THE TREATMENT MARCH 20, 2010
I noted in a previous post that wavering House members represent districts that have the most to gain from health reform. Thanks to my colleague Louis Woynarowski, we can see this in mapped form. He mapped uninsurance rates for every district represented by a wavering House member, as listed in FiredogLake's invaluable whip count. Each district is shaded to represent the percentage of nonelderly people who lack health coverage. The data comes from the Census Bureau's 2008 American Community Survey, as reported by Genevieve Kinney and colleagues. Darker colors indicate higher numbers of uninsured. Members' votes on the original House bill are indicated by a "Y" or an "N" superimposed over their districts.
(Click here to see a higher-resolution version of the map.)
Things look a little clunky, but two critical patterns are clear.
First, uninsurance is generally much higher in these districts than in the nation as a whole. Average uninsurance rates across all 435 districts is 17.0 percent. Most wavering members represent districts with markedly higher rates of non-coverage.
Second, there are pronounced regional differences.

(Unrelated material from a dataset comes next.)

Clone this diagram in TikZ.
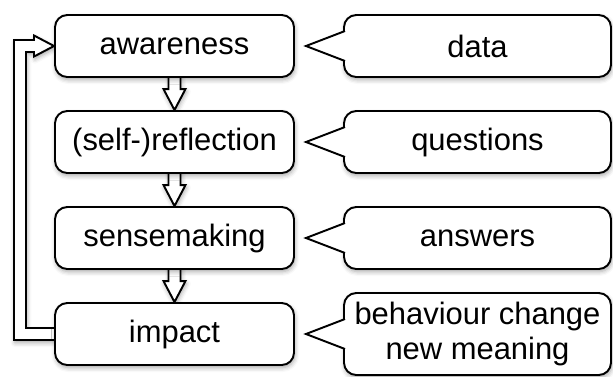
\documentclass[tikz,border=0pt]{standalone}
\usepackage{fontspec}
\setsansfont{Liberation Sans}
\usetikzlibrary{calc, backgrounds, shadows.blur}

\begin{document}
\begin{tikzpicture}[node distance=1.92cm, every node/.style={font=\sffamily\fontsize{17.6}{20}\selectfont},
    soft shadow/.style={blur shadow={shadow xshift=0.5pt, shadow yshift=-1.5pt, shadow blur radius=2.5pt, shadow opacity=35}},
    stage/.style={draw, line width=1.1pt, fill=white, rounded corners=7pt, minimum width=4.78cm, minimum height=1.24cm, soft shadow},
    note/.style={draw, line width=1.1pt, fill=white, rounded corners=7pt, outer sep=0pt, align=center, minimum width=5.34cm, minimum height=1.24cm, soft shadow},
    pointer/.style={draw, line width=1.1pt, fill=white},
    hollow/.style={draw, line width=1.1pt, fill=white, soft shadow}]
    \useasboundingbox (-3.49,0.92) rectangle (8.77,-6.6);

    % Stages (vertical layout)
    \node[stage] (aw) {awareness};
    \node[stage, below of=aw] (refl) {(self-)reflection};
    \node[stage, below of=refl] (sense) {sensemaking};
    \node[stage, below of=sense] (impact) {impact};

    % What each stage works with
    \node[note, right of=aw, node distance=6.06cm] (data) {data};
    \node[note, right of=refl, node distance=6.06cm] (questions) {questions};
    \node[note, right of=sense, node distance=6.06cm] (answers) {answers};
    \node[note, right of=impact, node distance=6.06cm, minimum height=1.64cm] (change) {behaviour change\\new meaning};

    % Speech bubble pointers
    \draw[pointer] ($(data.west)+(0.02,0.3)$) -- ($(aw.east)+(0.22,0)$) -- ($(data.west)+(0.02,-0.3)$);
    \draw[pointer] ($(questions.west)+(0.02,0.3)$) -- ($(refl.east)+(0.22,0)$) -- ($(questions.west)+(0.02,-0.3)$);
    \draw[pointer] ($(answers.west)+(0.02,0.3)$) -- ($(sense.east)+(0.22,0)$) -- ($(answers.west)+(0.02,-0.3)$);
    \draw[pointer] ($(change.west)+(0.02,0.3)$) -- ($(impact.east)+(0.22,0)$) -- ($(change.west)+(0.02,-0.3)$);

    \begin{scope}[on background layer]
    % Flow between stages
    \draw[hollow] ($(aw.south)+(-0.12,0.1)$) -- ($(refl.north)+(-0.12,0.42)$) -- ++(-0.1,0) -- (refl.north) -- ++(0.22,0.42) -- ++(-0.1,0) -- ($(aw.south)+(0.12,0.1)$) -- cycle;
    \draw[hollow] ($(refl.south)+(-0.12,0.1)$) -- ($(sense.north)+(-0.12,0.42)$) -- ++(-0.1,0) -- (sense.north) -- ++(0.22,0.42) -- ++(-0.1,0) -- ($(refl.south)+(0.12,0.1)$) -- cycle;
    \draw[hollow] ($(sense.south)+(-0.12,0.1)$) -- ($(impact.north)+(-0.12,0.42)$) -- ++(-0.1,0) -- (impact.north) -- ++(0.22,0.42) -- ++(-0.1,0) -- ($(sense.south)+(0.12,0.1)$) -- cycle;

    % Feedback loop
    \draw[hollow] ($(impact.west)+(0.1,0.12)$) -| ($(aw.west)+(-0.56,-0.12)$) -- ($(aw.west)+(-0.4,-0.12)$) -- ++(0,-0.09) -- (aw.west) -- ++(-0.4,0.21) -- ++(0,-0.09) -| ($(impact.west)+(-0.8,-0.12)$) -- ($(impact.west)+(0.1,-0.12)$) -- cycle;
    \end{scope}
  \end{tikzpicture}
\end{document}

Wavering northeastern members tend to represent districts with relatively mild uninsurance rates. Scott Brown’s implicit question: “What’s in it for us?” may most telling for these members.
Those from the Southwest and southern Texas represent districts with very high uninsurance rates, though many of these districts include large numbers of unauthorized immigrants who would not benefit from the current bill. In some ways, I am most sympathetic to these legislators, whose constituents have a legitimate beef in the absence of immigration reform.
Most remaining wavering members represent a broad swath of Appalachia and the deep South. This last, large group--roughly spanning Oklahoma, Arkansas, Mississippi, Georgia, North Carolina--represent districts with very high rates of noncoverage, in some cases more than 1/3 of the entire population. This is the bloc of representatives most hostile to health reform, and the group that stands the most to gain if this bill actually passes despite their own “No” vote.
Consider Dan Boren’s district in Oklahoma. According to calculations performed by the Energy and Commerce Committee , health care reform would extend insurance coverage to more than 135,000 constituents. It would provide tax credits to tens of thousands more, while guaranteeing that more than 21,000 people with preexisting conditions can obtain coverage. Boren opposes the bill.
Then there is Arkansas’s Marion Berry. The same calculations indicate that health care reform would extend insurance coverage to 83,500 of his constituents, and that 15,000 people with preexisting conditions would be guaranteed coverage. Health care reform would extend insurance coverage to 78,000 of Heath Shuler’s North Carolina constituents, too, while guaranteeing coverage to 14,500 people with preexisting conditions. Berry and Shuler oppose the bill. Then there are Mike Ross, Travis Childers, and many others.
Perhaps most inexcusable is another likely “NO” vote. Artur Davis. His Alabama district is one of the nation’s safest and poorest. Health care reform would extend insurance coverage to an estimated 61,500 of his constituents. It would provide especially large tax credits and other benefits to literally hundreds of thousands of people. Davis wants to be governor, and apparently believes that a “No” vote on health reform will help this effort. It won’t.
The list goes on, but the point is clear. Passing this bill will help millions of Americans, despite the best efforts of their own elected representatives. Thank goodness, the President and Speaker Pelosi have apparently found the votes they needed. Still, it’s the tough votes that test the content of politicians’ character. By the looks of that map, more than a few men and women in the United States Congress will fail that test tomorrow.